Louis XIV sourit. Cette obéissance simple lui plaisait. Elle lui faisait bien augurer de l’avenir et ce fut avec beaucoup de grâce qu’il congédia la jeune fille.

— Rentrez chez vous, Mademoiselle. Le Roi est content de vous et vous fera connaître avant peu ce qu’il a décidé pour votre avenir.

Ce fut en effet « avant peu » car la nuit suivante, des coups discrets furent frappés à la porte de Mademoiselle de Keroualle. C’était La Porte, le fidèle valet de chambre du Roi, et comme Louise s’étonnait d’une visite aussi tardive – il était plus de minuit –, La Porte lui apprit que le Roi la demandait. Il souhaitait lui parler sur l’heure et en secret.

S’enveloppant vivement d’une mante sombre jetée sur sa robe de nuit, Louise, un peu effarée tout de même, suivit le valet par des couloirs totalement inconnus d’elle, qui s’ouvraient soudain dans l’épaisseur des murs. En quelques instants, elle se retrouva dans le cabinet du Roi où, cette fois, Louis XIV était seul.

— Ma chère enfant, lui dit-il après l’avoir fait asseoir, je vous ai demandé de venir à cette heure tardive afin de pouvoir vous parler en toute sécurité.
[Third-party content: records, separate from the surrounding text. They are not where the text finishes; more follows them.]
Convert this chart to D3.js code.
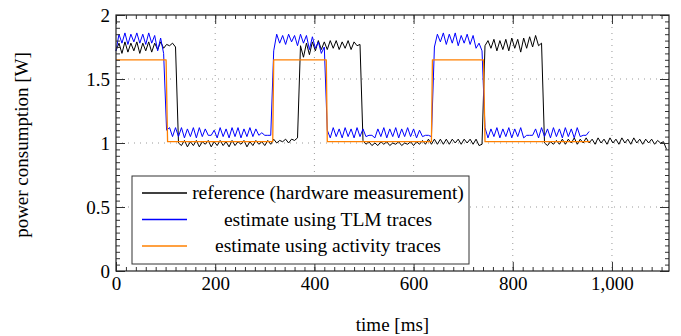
<!DOCTYPE html>
<html>
<head>
<meta charset="utf-8">
<script src="https://cdn.jsdelivr.net/npm/d3@7"></script>
<style>
    body { margin: 0; background: #fff; }
    text { font-family: "Liberation Serif", "Times New Roman", serif; fill: #000; }
</style>
</head>
<body>
<div id="chart"></div>
<script>
// samples every 6 ms, one row = 60 ms
var sampleStep = 6;

var referencePower = [
    1.72, 1.78, 1.70, 1.79, 1.71, 1.78, 1.72, 1.79, 1.70, 1.78,   // 0
    1.72, 1.79, 1.71, 1.78, 1.73, 1.79, 1.74, 1.77, 1.76, 1.78,   // 60
    1.75, 1.00, 0.98, 1.02, 0.97, 1.01, 0.98, 1.02, 0.97, 1.01,   // 120
    0.99, 1.02, 0.97, 1.01, 0.98, 1.02, 0.98, 1.01, 0.97, 1.02,   // 180
    0.98, 1.01, 0.99, 1.02, 0.97, 1.01, 0.98, 1.02, 0.99, 1.01,   // 240
    0.98, 1.02, 0.99, 1.03, 1.00, 1.02, 1.01, 1.03, 1.00, 1.03,   // 300
    1.02, 1.04, 1.76, 1.67, 1.78, 1.69, 1.79, 1.72, 1.80, 1.73,   // 360
    1.79, 1.73, 1.80, 1.74, 1.80, 1.73, 1.79, 1.74, 1.80, 1.73,   // 420
    1.79, 1.76, 1.77, 1.02, 0.99, 1.01, 0.98, 1.00, 0.98, 1.01,   // 480
    0.99, 1.01, 0.98, 1.00, 0.99, 1.01, 0.98, 1.00, 0.99, 1.01,   // 540
    0.98, 1.01, 0.99, 1.02, 0.99, 1.03, 0.99, 1.03, 0.99, 1.03,   // 600
    0.99, 1.03, 0.99, 1.03, 1.00, 1.03, 0.99, 1.03, 1.00, 1.03,   // 660
    0.99, 1.03, 0.98, 0.99, 1.76, 1.80, 1.74, 1.81, 1.72, 1.80,   // 720
    1.73, 1.81, 1.72, 1.82, 1.74, 1.81, 1.71, 1.82, 1.74, 1.83,   // 780
    1.75, 1.84, 1.76, 1.78, 1.00, 0.98, 1.01, 0.99, 1.02, 0.99,   // 840
    1.03, 0.99, 1.03, 1.00, 1.04, 0.99, 1.03, 1.00, 1.04, 1.00,   // 900
    1.03, 0.99, 1.04, 1.00, 1.03, 0.99, 1.04, 1.00, 1.03, 0.99,   // 960
    1.04, 1.00, 1.03, 0.99, 1.04, 1.00, 1.03, 0.99, 1.03, 1.00,   // 1020
    1.03, 0.99, 1.02, 1.00, 1.01, 0.95                            // 1080
];

var tlmPower = [
    1.72, 1.85, 1.78, 1.86, 1.77, 1.85, 1.79, 1.86, 1.78, 1.85,   // 0
    1.77, 1.86, 1.78, 1.84, 1.72, 1.82, 1.70, 1.10, 1.12, 1.05,   // 60
    1.12, 1.05, 1.12, 1.04, 1.11, 1.05, 1.12, 1.04, 1.12, 1.05,   // 120
    1.11, 1.06, 1.06, 1.10, 1.04, 1.12, 1.05, 1.11, 1.04, 1.12,   // 180
    1.05, 1.12, 1.04, 1.11, 1.05, 1.12, 1.05, 1.11, 1.06, 1.08,   // 240
    1.06, 1.06, 1.06, 1.72, 1.85, 1.78, 1.84, 1.77, 1.85, 1.79,   // 300
    1.84, 1.76, 1.85, 1.78, 1.84, 1.73, 1.83, 1.74, 1.79, 1.70,   // 360
    1.75, 1.10, 1.04, 1.12, 1.05, 1.11, 1.04, 1.12, 1.05, 1.11,   // 420
    1.04, 1.12, 1.05, 1.11, 1.05, 1.06, 1.06, 1.04, 1.11, 1.05,   // 480
    1.12, 1.04, 1.11, 1.05, 1.12, 1.04, 1.11, 1.05, 1.12, 1.05,   // 540
    1.11, 1.04, 1.10, 1.05, 1.06, 1.06, 1.05, 1.75, 1.85, 1.79,   // 600
    1.86, 1.77, 1.85, 1.78, 1.86, 1.76, 1.84, 1.78, 1.85, 1.77,   // 660
    1.84, 1.74, 1.78, 1.72, 1.12, 1.04, 1.11, 1.05, 1.12, 1.04,   // 720
    1.11, 1.05, 1.12, 1.04, 1.11, 1.05, 1.12, 1.04, 1.06, 1.06,   // 780
    1.06, 1.11, 1.04, 1.12, 1.05, 1.11, 1.04, 1.12, 1.05, 1.11,   // 840
    1.04, 1.12, 1.05, 1.11, 1.04, 1.12, 1.05, 1.06, 1.06, 1.09    // 900
];

// activity trace is a step signal, given by its corners
var activityTime  = [0, 101, 104, 316, 318, 424, 426, 636, 638, 741, 744, 956];
var activityPower = [1.65, 1.65, 1.01, 1.01, 1.65, 1.65, 1.01, 1.01, 1.65, 1.65, 1.01, 1.01];

var xTicks = [0, 200, 400, 600, 800, 1000];
var yTicks = [0, 0.5, 1, 1.5, 2];
var legendLabels = [
    "reference (hardware measurement)",
    "estimate using TLM traces",
    "estimate using activity traces"
];
var seriesColors = ["#000000", "#0000ff", "#ff8000"];

var margin = { top: 15, right: 12, bottom: 65, left: 116 };
var width = 681 - margin.left - margin.right;
var height = 336 - margin.top - margin.bottom;

var svg = d3.select("#chart").append("svg")
    .attr("width", 681)
    .attr("height", 336);

var g = svg.append("g")
    .attr("transform", "translate(" + margin.left + "," + margin.top + ")");

var x = d3.scaleLinear().domain([0, 1115]).range([0, width]);
var y = d3.scaleLinear().domain([0, 2]).range([height, 0]);

// grid
g.append("g").selectAll("line.gx")
    .data(xTicks.slice(1))
    .enter().append("line")
    .attr("x1", function (d) { return x(d); })
    .attr("x2", function (d) { return x(d); })
    .attr("y1", 0).attr("y2", height)
    .attr("stroke", "#999").attr("stroke-dasharray", "1,5").attr("stroke-width", 1);
g.append("g").selectAll("line.gy")
    .data(yTicks.slice(1, -1))
    .enter().append("line")
    .attr("y1", function (d) { return y(d); })
    .attr("y2", function (d) { return y(d); })
    .attr("x1", 0).attr("x2", width)
    .attr("stroke", "#999").attr("stroke-dasharray", "1,5").attr("stroke-width", 1);

function toPoints(values) {
    return values.map(function (v, i) { return [i * sampleStep, v]; });
}

var line = d3.line()
    .x(function (d) { return x(d[0]); })
    .y(function (d) { return y(d[1]); });

var series = [
    toPoints(referencePower),
    toPoints(tlmPower),
    activityTime.map(function (t, i) { return [t, activityPower[i]]; })
];

g.selectAll("path.trace")
    .data(series)
    .enter().append("path")
    .attr("class", "trace")
    .attr("d", line)
    .attr("fill", "none")
    .attr("stroke", function (d, i) { return seriesColors[i]; })
    .attr("stroke-width", function (d, i) { return i == 2 ? 1.3 : 1; })
    .attr("stroke-linejoin", "round");

// axes, ticks pointing inward on all four sides
function styleAxis(sel) {
    sel.select(".domain").remove();
    sel.selectAll("line").attr("stroke", "#333");
    sel.selectAll("text")
        .style("font-family", "'Liberation Serif', serif")
        .style("font-size", "19px");
}

var xMinor = d3.range(0, 1101, 20);
var yMinor = d3.range(0, 2.001, 0.05);

g.append("g")
    .attr("transform", "translate(0," + height + ")")
    .call(d3.axisBottom(x).tickValues(xMinor).tickSize(-4).tickFormat(""))
    .call(styleAxis);
g.append("g")
    .call(d3.axisTop(x).tickValues(xMinor).tickSize(-4).tickFormat(""))
    .call(styleAxis);
g.append("g")
    .call(d3.axisLeft(y).tickValues(yMinor).tickSize(-4).tickFormat(""))
    .call(styleAxis);
g.append("g")
    .attr("transform", "translate(" + width + ",0)")
    .call(d3.axisRight(y).tickValues(yMinor).tickSize(-4).tickFormat(""))
    .call(styleAxis);

g.append("g")
    .attr("transform", "translate(0," + height + ")")
    .call(d3.axisBottom(x).tickValues(xTicks).tickSize(-9).tickPadding(6).tickFormat(d3.format(",")))
    .call(styleAxis);
g.append("g")
    .call(d3.axisTop(x).tickValues(xTicks).tickSize(-9).tickFormat(""))
    .call(styleAxis);
g.append("g")
    .call(d3.axisLeft(y).tickValues(yTicks).tickSize(-9).tickPadding(6).tickFormat(d3.format("")))
    .call(styleAxis);
g.append("g")
    .attr("transform", "translate(" + width + ",0)")
    .call(d3.axisRight(y).tickValues(yTicks).tickSize(-9).tickFormat(""))
    .call(styleAxis);

g.append("rect")
    .attr("x", 0).attr("y", 0)
    .attr("width", width).attr("height", height)
    .attr("fill", "none")
    .attr("stroke", "#222")
    .attr("stroke-width", 1.2);

// legend
var legend = svg.append("g").attr("transform", "translate(132,176)");
legend.append("rect")
    .attr("width", 337).attr("height", 88)
    .attr("fill", "#fff")
    .attr("stroke", "#333")
    .attr("stroke-width", 1);

var item = legend.selectAll("g.item")
    .data(legendLabels.map(function (label, i) { return { label: label, color: seriesColors[i] }; }))
    .enter().append("g")
    .attr("class", "item")
    .attr("transform", function (d, i) { return "translate(0," + (17 + i * 26.5) + ")"; });
item.append("path")
    .attr("d", "M10,0H55")
    .style("stroke", function (d) { return d.color; })
    .style("stroke-width", 1.6)
    .style("fill", "none");
item.append("text")
    .attr("x", 196)
    .attr("dy", "0.33em")
    .attr("text-anchor", "middle")
    .style("font-size", "19.5px")
    .text(function (d) { return d.label; });

// axis titles
svg.append("text")
    .attr("x", margin.left + width / 2)
    .attr("y", 331)
    .attr("text-anchor", "middle")
    .style("font-size", "19px")
    .text("time [ms]");

svg.append("text")
    .attr("transform", "translate(28," + (margin.top + height / 2 + 2) + ") rotate(-90)")
    .attr("text-anchor", "middle")
    .style("font-size", "19px")
    .text("power consumption [W]");
</script>
</body>
</html>
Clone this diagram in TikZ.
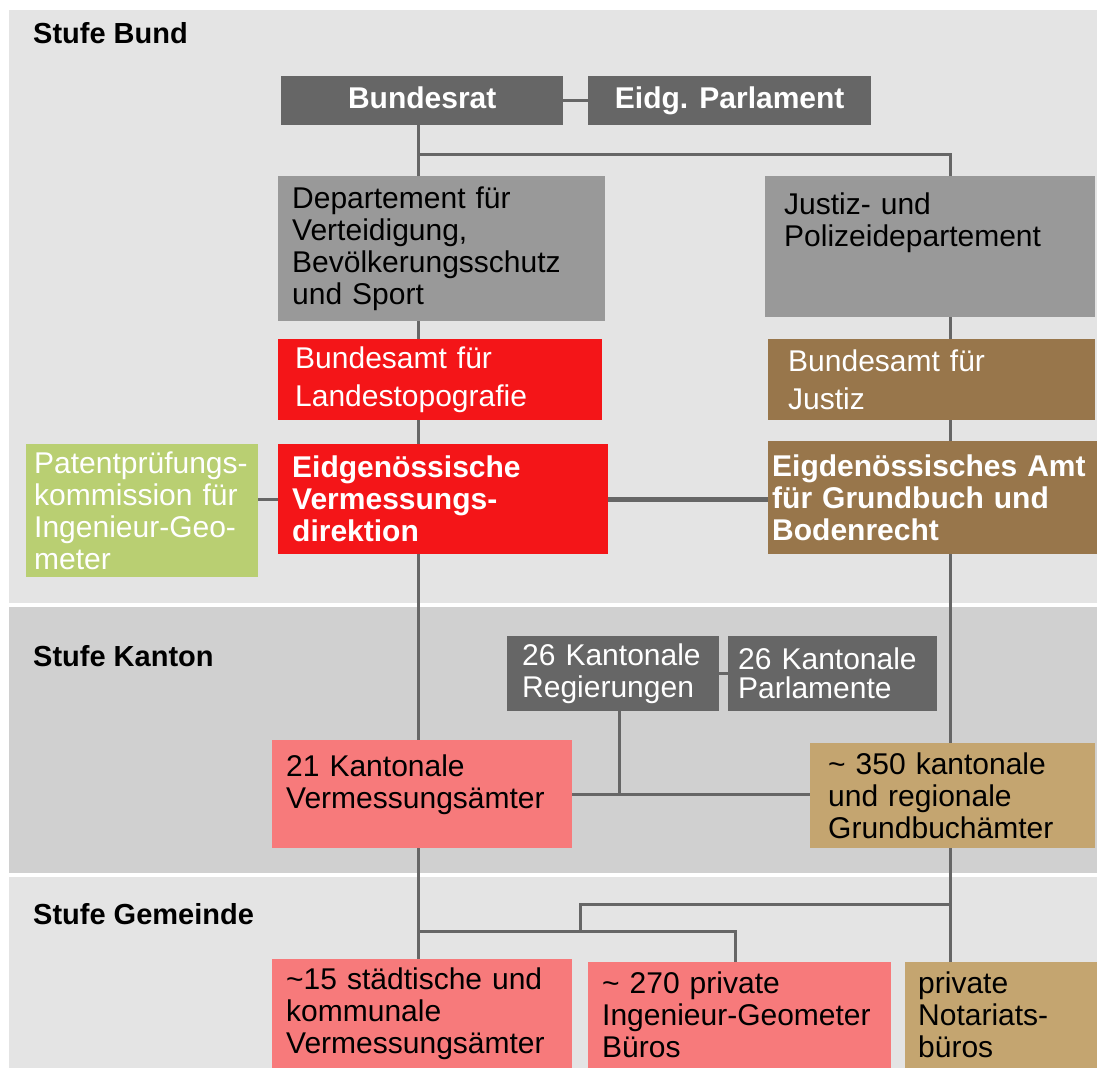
\documentclass[tikz,border=0pt]{standalone}
\usepackage{fontspec}
\setmainfont{Liberation Sans}
\usetikzlibrary{calc}

\definecolor{dunkelgrau}{HTML}{666666}
\definecolor{mittelgrau}{HTML}{999999}
\definecolor{bundrot}{HTML}{F41518}
\definecolor{lachs}{HTML}{F77A7B}
\definecolor{braun}{HTML}{98764B}
\definecolor{sand}{HTML}{C4A570}
\definecolor{gruen}{HTML}{B9CF72}
\definecolor{bandhell}{HTML}{E4E4E4}
\definecolor{banddunkel}{HTML}{D0D0D0}

\begin{document}
\begin{tikzpicture}[x=1pt,y=-1pt,
	org/.style={anchor=north west, inner ysep=0pt, align=left, font=\fontsize{30}{32}\selectfont},
	fett/.style={font=\fontsize{30}{32}\selectfont\bfseries},
	spitze/.style={anchor=north west, inner sep=0pt, fill=dunkelgrau, text=white, text height=22pt, text depth=6pt, minimum height=49pt, font=\fontsize{30}{32}\selectfont\bfseries},
	stufe/.style={anchor=west, inner sep=0pt, font=\fontsize{29}{32}\selectfont\bfseries},
	verbindung/.style={draw=dunkelgrau, line width=3pt}]
	\useasboundingbox (0,0) rectangle (1097,1068);
	
	%bands
	\fill[white] (0,0) rectangle (1097,1068);
	\fill[bandhell] (9,10) rectangle (1097,603);
	\fill[banddunkel] (9,607) rectangle (1097,873);
	\fill[bandhell] (9,877) rectangle (1097,1068);
	
	\node[stufe] (bund) at (33,33) {Stufe Bund};
	\node[stufe] (kanton) at (33,656) {Stufe Kanton};
	\node[stufe] (gemeinde) at (33,914) {Stufe Gemeinde};
	
	%nodes
	\node[spitze, minimum width=282pt] (bundesrat) at (281,76) {Bundesrat};
	\node[spitze, minimum width=283pt] (parlament) at (588,76) {Eidg. Parlament};
	
	\node[org, fill=mittelgrau, inner xsep=14pt, text width=299pt, minimum height=145pt] (vbs) at (278,176) {Departement für\\Verteidigung,\\Bevölkerungsschutz\\und Sport};
	\node[org, fill=mittelgrau, inner xsep=19pt, text width=292pt, minimum height=141pt, text depth=86pt] (justiz) at (765,176) {Justiz- und\\Polizeidepartement};
	
	\node[org, fill=bundrot, text=white, inner xsep=17pt, text width=290pt, minimum height=81pt, font=\fontsize{30}{38}\selectfont] (topo) at (278,339) {Bundesamt für\\Landestopografie};
	\node[org, fill=braun, text=white, inner xsep=20pt, text width=287pt, minimum height=81pt, font=\fontsize{30}{38}\selectfont] (bfj) at (768,339) {Bundesamt für\\Justiz};
	
	\node[org, fett, fill=bundrot, text=white, inner xsep=14pt, text width=302pt, minimum height=110pt] (vermdir) at (278,444) {Eidgenössische\\Vermessungs-\\direktion};
	\node[org, fett, fill=braun, text=white, inner xsep=4pt, text width=321pt, minimum height=113pt] (amt) at (768,441) {Eigdenössisches Amt\\für Grundbuch und\\Bodenrecht};
	\node[org, fill=gruen, text=white, inner xsep=8pt, text width=216pt, minimum height=133pt] (patent) at (26,444) {Patentprüfungs-\\kommission für\\Ingenieur-Geo-\\meter};
	
	\node[org, fill=dunkelgrau, text=white, inner xsep=15pt, text width=182pt, minimum height=75pt] (regierungen) at (507,636) {26 Kantonale\\Regierungen};
	\node[org, fill=dunkelgrau, text=white, inner xsep=10pt, text width=189pt, minimum height=75pt, font=\fontsize{30}{29}\selectfont] (parlamente) at (728,636) {26 Kantonale\\Parlamente};
	\node[org, fill=lachs, inner xsep=14pt, text width=272pt, minimum height=108pt, text depth=58pt] (kantverm) at (272,740) {21 Kantonale\\Vermessungsämter};
	\node[org, fill=sand, inner xsep=18pt, text width=249pt, minimum height=105pt] (grundbuch) at (810,743) {\textasciitilde{} 350 kantonale\\und regionale\\Grundbuchämter};
	
	\node[org, fill=lachs, inner xsep=14pt, text width=272pt, minimum height=109pt] (staedtisch) at (272,959) {\textasciitilde15 städtische und\\kommunale\\Vermessungsämter};
	\node[org, fill=lachs, inner xsep=14pt, text width=275pt, minimum height=106pt] (privat) at (588,962) {\textasciitilde{} 270 private\\Ingenieur-Geometer\\Büros};
	\node[org, fill=sand, inner xsep=13pt, text width=166pt, minimum height=106pt] (notariat) at (905,962) {private\\Notariats-\\büros};
	
	%axes of the lines
	\coordinate (links) at (418,0);
	\coordinate (rechts) at (950,0);
	\coordinate (mitte) at (619,0);
	\coordinate (privatachse) at (735,0);
	\coordinate (gabelbund) at (418,154);
	\coordinate (gabelgemeinde) at (418,931);
	\coordinate (gabelnotar) at (950,904);
	\coordinate (gabelprivat) at (580,931);
	
	%lines
	\draw[verbindung] (bundesrat) -- (parlament);
	\draw[verbindung] (bundesrat.south -| links) -- (vbs.north -| links);
	\draw[verbindung] (gabelbund) -| (justiz.north -| rechts);
	\draw[verbindung] (vbs.south -| links) -- (topo.north -| links);		%vbs--topo
	\draw[verbindung] (topo.south -| links) -- (vermdir.north -| links);	%topo--vermdir
	\draw[verbindung] (vermdir.south -| links) -- (kantverm.north -| links);	%vermdir--kantverm
	\draw[verbindung] (kantverm.south -| links) -- (staedtisch.north -| links);	%kantverm--staedtisch
	\draw[verbindung] (justiz.south -| rechts) -- (bfj.north -| rechts);	%justiz--bfj
	\draw[verbindung] (bfj.south -| rechts) -- (amt.north -| rechts);		%bfj--amt
	\draw[verbindung] (amt.south -| rechts) -- (grundbuch.north -| rechts);	%amt--grundbuch
	\draw[verbindung] (grundbuch.south -| rechts) -- (notariat.north -| rechts);	%grundbuch--notariat
	\draw[verbindung] (vermdir.west) -- (vermdir.west -| patent.east);		%patent--vermdir
	\draw[verbindung, line width=5pt] (vermdir.east) -- (vermdir.east -| amt.west);	%vermdir--amt
	\draw[verbindung] (regierungen) -- (parlamente);
	\draw[verbindung] (kantverm.east) -- (kantverm.east -| grundbuch.west);
	\draw[verbindung] (regierungen.south -| mitte) -- (kantverm.east -| mitte);
	\draw[verbindung] (gabelgemeinde) -| (privat.north -| privatachse);
	\draw[verbindung] (gabelnotar) -| (gabelprivat);
	
\end{tikzpicture}
\end{document}
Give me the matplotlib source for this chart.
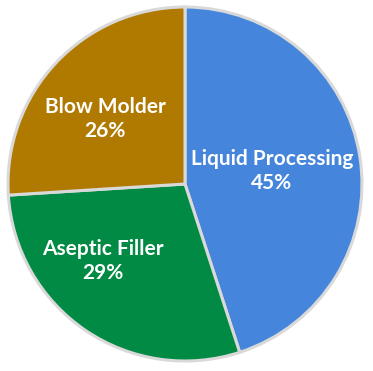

Ainsi que le désire le roi Charles, vous allez partir pour l’Angleterre et vous y remplirez fidèlement, comme vous l’avez fait auprès de Madame, les tâches que vous imposera votre nouvel état auprès de la reine Catherine.

Louise répondit qu’elle ferait de son mieux. Mais le Roi avait autre chose à dire.